Der Satz "Wenn einer im Unterschied zu allen anderen recht hat, gibt es auch keine Wahrheit mehr. Dann gibt es Diktatur." ist aussagenlogisch doch völliger Quatsch, sorry. Wenn von 100 Studenten nur ein einziger eine Aufgabe richtig löst, dann kann man ihm nicht absprechen, die Aufgabe richtig gelöst zu haben. Das wäre doch ungerecht, oder etwa nicht?
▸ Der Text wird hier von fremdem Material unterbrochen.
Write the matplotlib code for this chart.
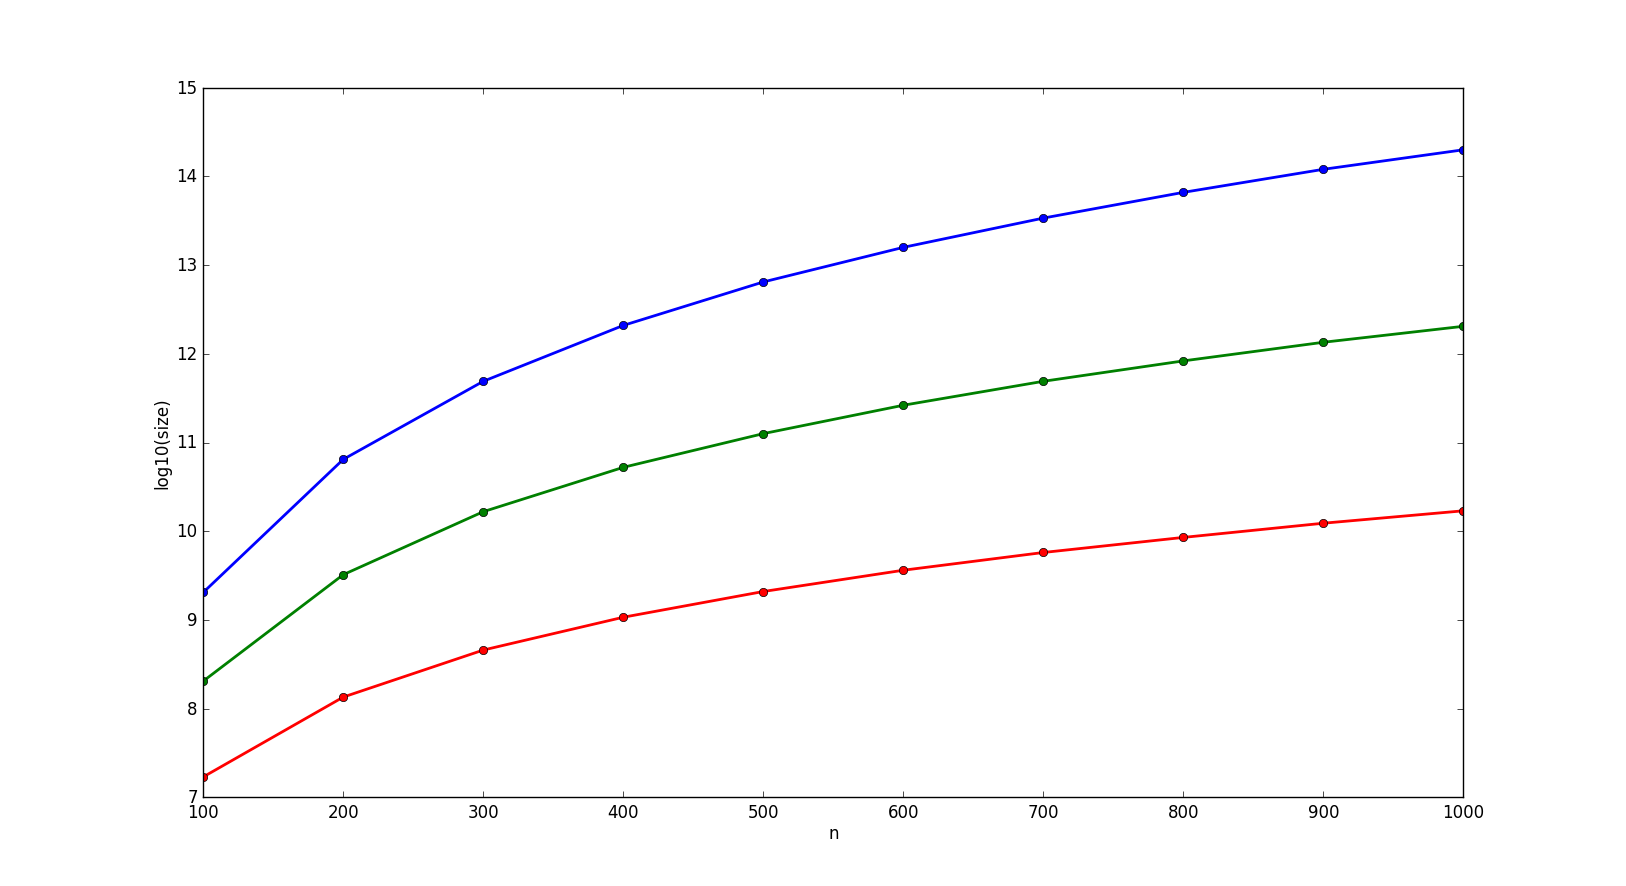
import matplotlib
matplotlib.use("Agg")
import matplotlib.pyplot as plt

# Data
n = [100, 200, 300, 400, 500, 600, 700, 800, 900, 1000]
blue = [9.31, 10.81, 11.69, 12.32, 12.81, 13.20, 13.53, 13.82, 14.08, 14.30]
green = [8.31, 9.51, 10.22, 10.72, 11.10, 11.42, 11.69, 11.92, 12.13, 12.31]
red = [7.23, 8.13, 8.66, 9.03, 9.32, 9.56, 9.76, 9.93, 10.09, 10.23]

plt.style.use('classic')
fig = plt.figure(figsize=(16.26, 8.87), dpi=100, facecolor='white')
ax = fig.add_subplot(111)

ax.plot(n, blue, 'b-o', linewidth=2)
ax.plot(n, green, 'g-o', linewidth=2)
ax.plot(n, red, 'r-o', linewidth=2)

ax.set_xlim(100, 1000)
ax.set_ylim(7, 15)
ax.set_xlabel('n', labelpad=2)
ax.set_ylabel('log10(size)', labelpad=3.5)

fig.savefig('out.png', dpi=100, facecolor='white')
danke für deine kritische Anmerkung, mit der du im gewissen Sinne recht hast. Ich denke, es kommt immer darauf an, um welche Art von Wahrheit es geht. Ich habe nicht über mathematische Wahrheit geschrieben, sondern über geistige, speziell philosophische und religiöse. Es gibt ja tatsächlich eine religiöse Überheblichkeit, die davon ausgeht, dass ein einzelner oder eine kleine Gruppe allein um die Wahrheit weiß, während alle anderen, die sich ihm bzw. ihr nicht anschließen, im Irrtum sind. Man kann das auch auf theologische Schulen oder religiöse Richtungen beziehen. In sektenartigen Gemeinden führt das dazu, dass sich alle auf Gedeih und Verderb dem Leiter ausliefern und dieser das auch erwartet und verlangt. Aber die Übergänge zu christlichen Gemeinschaften und Gemeinden sind fließend. Auch in Gemeinschaften, die man nicht unbedingt als Sekte bezeichnen würde, kann sich eine solche Struktur herausbilden. Das sind dann tatsächlich totalitäre Verhältnisse, die viel Leid mit sich bringen.
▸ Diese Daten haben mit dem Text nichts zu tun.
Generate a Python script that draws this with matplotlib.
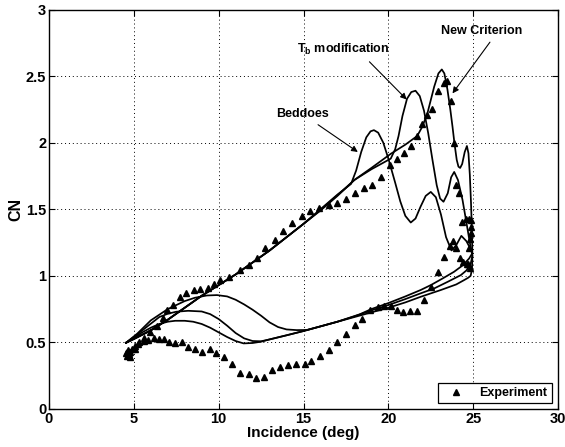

Damit will ich natürlich nicht einer postmodernen Indifferenz das Wort reden. Ich plädiere vielmehr für persönliche Bescheidung und zugleich den engagierten Streit um die Wahrheit. Dass das immer eine Gratwanderung ist, habe ich schon im Artikel erwähnt. Ich denke aber, dass niemand und keine Gruppe beanspruchen sollte, allein im Besitz Wahrheit zu sein, sondern dass wir alle eines Korrektivs bedürfen. Das ist vor allem die Bibel in der Vielfalt ihrer Aussagen, aber das sind auch die Mitchristen, die ja möglicherweise einen Aspekt der Wahrheit erkannt haben, den ich oder meine Gruppe vernachlässigen. Insofern ist jeder gehalten, sich immer aufs Neue ehrlich zu prüfen und dann das, was er als Wahrheit erkannt hat, engagiert zu vertreten, ohne dabei überheblich zu werden. Denn "es ist hier kein Unterschied: Alle haben gesündigt und die Herrlichkeit verloren, die Gott ihnen zugedacht hatte" (Röm 3,22b.23).